## DIRECTIONS FOR THIS TASK
Please transcribe the listing below in full and word for word, without its pictures.

## DATASET EXTRACT
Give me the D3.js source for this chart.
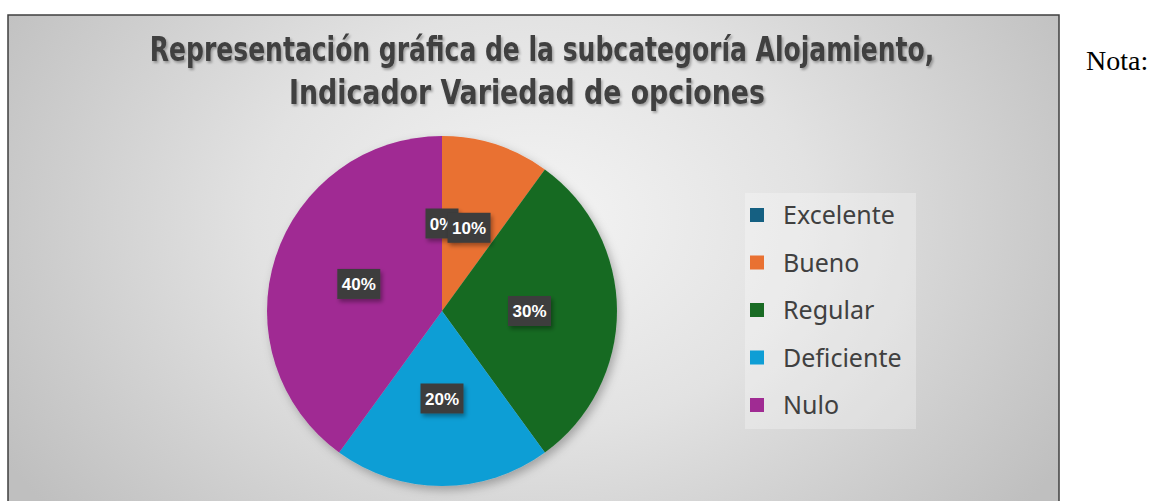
<!DOCTYPE html>
<html>
<head>
<meta charset="utf-8">
<script src="https://cdn.jsdelivr.net/npm/d3@7"></script>
<style>
  html, body { margin: 0; padding: 0; background: #ffffff; }
  svg { display: block; }
</style>
</head>
<body>
<svg id="chart" width="1152" height="501"></svg>
<script>
// Survey answers for "Variedad de opciones" (percent of respondents)
const categories = ["Excelente", "Bueno", "Regular", "Deficiente", "Nulo"];
const values = [0, 10, 30, 20, 40];
const colors = ["#156082", "#E97132", "#196B24", "#0F9ED5", "#A02B93"];
const titleLines = [
  "Representación gráfica de la subcategoría Alojamiento,",
  "Indicador  Variedad de opciones"
];
const noteText = "Nota:";

const svg = d3.select("#chart");

const defs = svg.append("defs");

// Soft gray backdrop, lighter in the middle
const bg = defs.append("radialGradient")
  .attr("id", "bgGrad")
  .attr("gradientUnits", "userSpaceOnUse")
  .attr("cx", 535).attr("cy", 220).attr("r", 620)
  .attr("gradientTransform", "translate(535,220) scale(1,0.75) translate(-535,-220)");
bg.append("stop").attr("offset", "0%").attr("stop-color", "#f4f4f4");
bg.append("stop").attr("offset", "45%").attr("stop-color", "#e2e2e2");
bg.append("stop").attr("offset", "100%").attr("stop-color", "#bfbfbf");

const pieShadow = defs.append("filter").attr("id", "pieShadow")
  .attr("x", "-20%").attr("y", "-20%").attr("width", "140%").attr("height", "140%");
pieShadow.append("feDropShadow")
  .attr("dx", 3).attr("dy", 4).attr("stdDeviation", 5)
  .attr("flood-color", "#000").attr("flood-opacity", 0.28);

const textShadow = defs.append("filter").attr("id", "textShadow")
  .attr("x", "-5%").attr("y", "-20%").attr("width", "110%").attr("height", "150%");
textShadow.append("feDropShadow")
  .attr("dx", 1.5).attr("dy", 2).attr("stdDeviation", 1.2)
  .attr("flood-color", "#000").attr("flood-opacity", 0.3);

const boxShadow = defs.append("filter").attr("id", "boxShadow")
  .attr("x", "-30%").attr("y", "-30%").attr("width", "160%").attr("height", "160%");
boxShadow.append("feDropShadow")
  .attr("dx", 2).attr("dy", 3).attr("stdDeviation", 2)
  .attr("flood-color", "#000").attr("flood-opacity", 0.35);

// Chart area with its frame
const frame = { x: 8, y: 15, w: 1051, h: 500 };
svg.append("rect")
  .attr("x", frame.x).attr("y", frame.y)
  .attr("width", frame.w).attr("height", frame.h)
  .attr("fill", "url(#bgGrad)")
  .attr("stroke", "#3f3f3f").attr("stroke-width", 1.5);

// Title: bold face squeezed horizontally to a narrow look
const titleG = svg.append("g").attr("filter", "url(#textShadow)");
const titleSpec = [
  { x: 542, y: 61, len: 785 },
  { x: 527, y: 104, len: 476 }
];
titleLines.forEach((t, i) => {
  const holder = titleG.append("g");
  const txt = holder.append("text")
    .attr("x", 0).attr("y", 0)
    .attr("text-anchor", "middle")
    .attr("font-family", "'Liberation Sans Narrow', 'DejaVu Sans Condensed', 'Roboto', sans-serif")
    .attr("font-stretch", "condensed")
    .attr("font-weight", "bold")
    .attr("font-size", 34)
    .attr("fill", "#404040")
    .text(t);
  const natural = txt.node().getComputedTextLength();
  const sx = titleSpec[i].len / natural;
  holder.attr("transform", `translate(${titleSpec[i].x},${titleSpec[i].y}) scale(${sx},1)`);
});

// Pie
const cx = 442, cy = 311, radius = 175;
const data = categories.map((c, i) => ({ name: c, value: values[i], color: colors[i] }));

const pie = d3.pie().value(d => d.value).sort(null);
const arcs = pie(data);
const arc = d3.arc().innerRadius(0).outerRadius(radius);
const labelArc = d3.arc().innerRadius(radius * 0.5).outerRadius(radius * 0.5);

const pieG = svg.append("g").attr("transform", `translate(${cx},${cy})`);
pieG.append("g").attr("filter", "url(#pieShadow)")
  .selectAll("path")
  .data(arcs)
  .join("path")
  .attr("d", arc)
  .attr("fill", d => d.data.color);

// Value labels in dark boxes
const fmt = v => `${v}%`;
const labelG = pieG.append("g");
arcs.forEach(a => {
  const [lx, ly] = labelArc.centroid(a);
  const g = labelG.append("g").attr("transform", `translate(${lx},${ly})`);
  const txt = fmt(a.data.value);
  const bw = txt.length * 10 + 13, bh = 30;
  g.append("rect")
    .attr("x", -bw / 2).attr("y", -bh / 2)
    .attr("width", bw).attr("height", bh)
    .attr("fill", "#3e3e3e")
    .attr("filter", "url(#boxShadow)");
  g.append("text")
    .attr("text-anchor", "middle")
    .attr("dy", "0.36em")
    .attr("font-family", "'Liberation Sans', Arial, sans-serif")
    .attr("font-weight", "bold")
    .attr("font-size", 17)
    .attr("fill", "#ffffff")
    .text(txt);
});

// Legend
const legend = svg.append("g");
legend.append("rect")
  .attr("x", 745).attr("y", 193).attr("width", 171).attr("height", 236)
  .attr("fill", "#ffffff").attr("fill-opacity", 0.28);
const ly0 = 215, lstep = 47.5;
const items = legend.selectAll("g.item")
  .data(data)
  .join("g")
  .attr("class", "item")
  .attr("transform", (d, i) => `translate(750,${ly0 + i * lstep})`);
items.append("rect")
  .attr("x", 0).attr("y", -7)
  .attr("width", 14).attr("height", 14)
  .attr("fill", d => d.color);
items.append("text")
  .attr("x", 33).attr("dy", "0.36em")
  .attr("font-family", "'Noto Sans', 'Open Sans', sans-serif")
  .attr("font-size", 25)
  .attr("fill", "#404040")
  .text(d => d.name);

// Note outside the chart frame
svg.append("text")
  .attr("x", 1086).attr("y", 70)
  .attr("font-family", "'Liberation Serif', 'Times New Roman', serif")
  .attr("font-size", 28)
  .attr("fill", "#000")
  .text(noteText);
</script>
</body>
</html>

## EXERCISE SOLUTION
Give me the D3.js source for this chart.
<!DOCTYPE html>
<html>
<head>
<meta charset="utf-8">
<script src="https://cdn.jsdelivr.net/npm/d3@7"></script>
<style>
  html, body { margin: 0; padding: 0; background: #ffffff; }
  svg { display: block; }
</style>
</head>
<body>
<svg id="chart" width="1152" height="501"></svg>
<script>
// Survey answers for "Variedad de opciones" (percent of respondents)
const categories = ["Excelente", "Bueno", "Regular", "Deficiente", "Nulo"];
const values = [0, 10, 30, 20, 40];
const colors = ["#156082", "#E97132", "#196B24", "#0F9ED5", "#A02B93"];
const titleLines = [
  "Representación gráfica de la subcategoría Alojamiento,",
  "Indicador  Variedad de opciones"
];
const noteText = "Nota:";

const svg = d3.select("#chart");

const defs = svg.append("defs");

// Soft gray backdrop, lighter in the middle
const bg = defs.append("radialGradient")
  .attr("id", "bgGrad")
  .attr("gradientUnits", "userSpaceOnUse")
  .attr("cx", 535).attr("cy", 220).attr("r", 620)
  .attr("gradientTransform", "translate(535,220) scale(1,0.75) translate(-535,-220)");
bg.append("stop").attr("offset", "0%").attr("stop-color", "#f4f4f4");
bg.append("stop").attr("offset", "45%").attr("stop-color", "#e2e2e2");
bg.append("stop").attr("offset", "100%").attr("stop-color", "#bfbfbf");

const pieShadow = defs.append("filter").attr("id", "pieShadow")
  .attr("x", "-20%").attr("y", "-20%").attr("width", "140%").attr("height", "140%");
pieShadow.append("feDropShadow")
  .attr("dx", 3).attr("dy", 4).attr("stdDeviation", 5)
  .attr("flood-color", "#000").attr("flood-opacity", 0.28);

const textShadow = defs.append("filter").attr("id", "textShadow")
  .attr("x", "-5%").attr("y", "-20%").attr("width", "110%").attr("height", "150%");
textShadow.append("feDropShadow")
  .attr("dx", 1.5).attr("dy", 2).attr("stdDeviation", 1.2)
  .attr("flood-color", "#000").attr("flood-opacity", 0.3);

const boxShadow = defs.append("filter").attr("id", "boxShadow")
  .attr("x", "-30%").attr("y", "-30%").attr("width", "160%").attr("height", "160%");
boxShadow.append("feDropShadow")
  .attr("dx", 2).attr("dy", 3).attr("stdDeviation", 2)
  .attr("flood-color", "#000").attr("flood-opacity", 0.35);

// Chart area with its frame
const frame = { x: 8, y: 15, w: 1051, h: 500 };
svg.append("rect")
  .attr("x", frame.x).attr("y", frame.y)
  .attr("width", frame.w).attr("height", frame.h)
  .attr("fill", "url(#bgGrad)")
  .attr("stroke", "#3f3f3f").attr("stroke-width", 1.5);

// Title: bold face squeezed horizontally to a narrow look
const titleG = svg.append("g").attr("filter", "url(#textShadow)");
const titleSpec = [
  { x: 542, y: 61, len: 785 },
  { x: 527, y: 104, len: 476 }
];
titleLines.forEach((t, i) => {
  const holder = titleG.append("g");
  const txt = holder.append("text")
    .attr("x", 0).attr("y", 0)
    .attr("text-anchor", "middle")
    .attr("font-family", "'Liberation Sans Narrow', 'DejaVu Sans Condensed', 'Roboto', sans-serif")
    .attr("font-stretch", "condensed")
    .attr("font-weight", "bold")
    .attr("font-size", 34)
    .attr("fill", "#404040")
    .text(t);
  const natural = txt.node().getComputedTextLength();
  const sx = titleSpec[i].len / natural;
  holder.attr("transform", `translate(${titleSpec[i].x},${titleSpec[i].y}) scale(${sx},1)`);
});

// Pie
const cx = 442, cy = 311, radius = 175;
const data = categories.map((c, i) => ({ name: c, value: values[i], color: colors[i] }));

const pie = d3.pie().value(d => d.value).sort(null);
const arcs = pie(data);
const arc = d3.arc().innerRadius(0).outerRadius(radius);
const labelArc = d3.arc().innerRadius(radius * 0.5).outerRadius(radius * 0.5);

const pieG = svg.append("g").attr("transform", `translate(${cx},${cy})`);
pieG.append("g").attr("filter", "url(#pieShadow)")
  .selectAll("path")
  .data(arcs)
  .join("path")
  .attr("d", arc)
  .attr("fill", d => d.data.color);

// Value labels in dark boxes
const fmt = v => `${v}%`;
const labelG = pieG.append("g");
arcs.forEach(a => {
  const [lx, ly] = labelArc.centroid(a);
  const g = labelG.append("g").attr("transform", `translate(${lx},${ly})`);
  const txt = fmt(a.data.value);
  const bw = txt.length * 10 + 13, bh = 30;
  g.append("rect")
    .attr("x", -bw / 2).attr("y", -bh / 2)
    .attr("width", bw).attr("height", bh)
    .attr("fill", "#3e3e3e")
    .attr("filter", "url(#boxShadow)");
  g.append("text")
    .attr("text-anchor", "middle")
    .attr("dy", "0.36em")
    .attr("font-family", "'Liberation Sans', Arial, sans-serif")
    .attr("font-weight", "bold")
    .attr("font-size", 17)
    .attr("fill", "#ffffff")
    .text(txt);
});

// Legend
const legend = svg.append("g");
legend.append("rect")
  .attr("x", 745).attr("y", 193).attr("width", 171).attr("height", 236)
  .attr("fill", "#ffffff").attr("fill-opacity", 0.28);
const ly0 = 215, lstep = 47.5;
const items = legend.selectAll("g.item")
  .data(data)
  .join("g")
  .attr("class", "item")
  .attr("transform", (d, i) => `translate(750,${ly0 + i * lstep})`);
items.append("rect")
  .attr("x", 0).attr("y", -7)
  .attr("width", 14).attr("height", 14)
  .attr("fill", d => d.color);
items.append("text")
  .attr("x", 33).attr("dy", "0.36em")
  .attr("font-family", "'Noto Sans', 'Open Sans', sans-serif")
  .attr("font-size", 25)
  .attr("fill", "#404040")
  .text(d => d.name);

// Note outside the chart frame
svg.append("text")
  .attr("x", 1086).attr("y", 70)
  .attr("font-family", "'Liberation Serif', 'Times New Roman', serif")
  .attr("font-size", 28)
  .attr("fill", "#000")
  .text(noteText);
</script>
</body>
</html>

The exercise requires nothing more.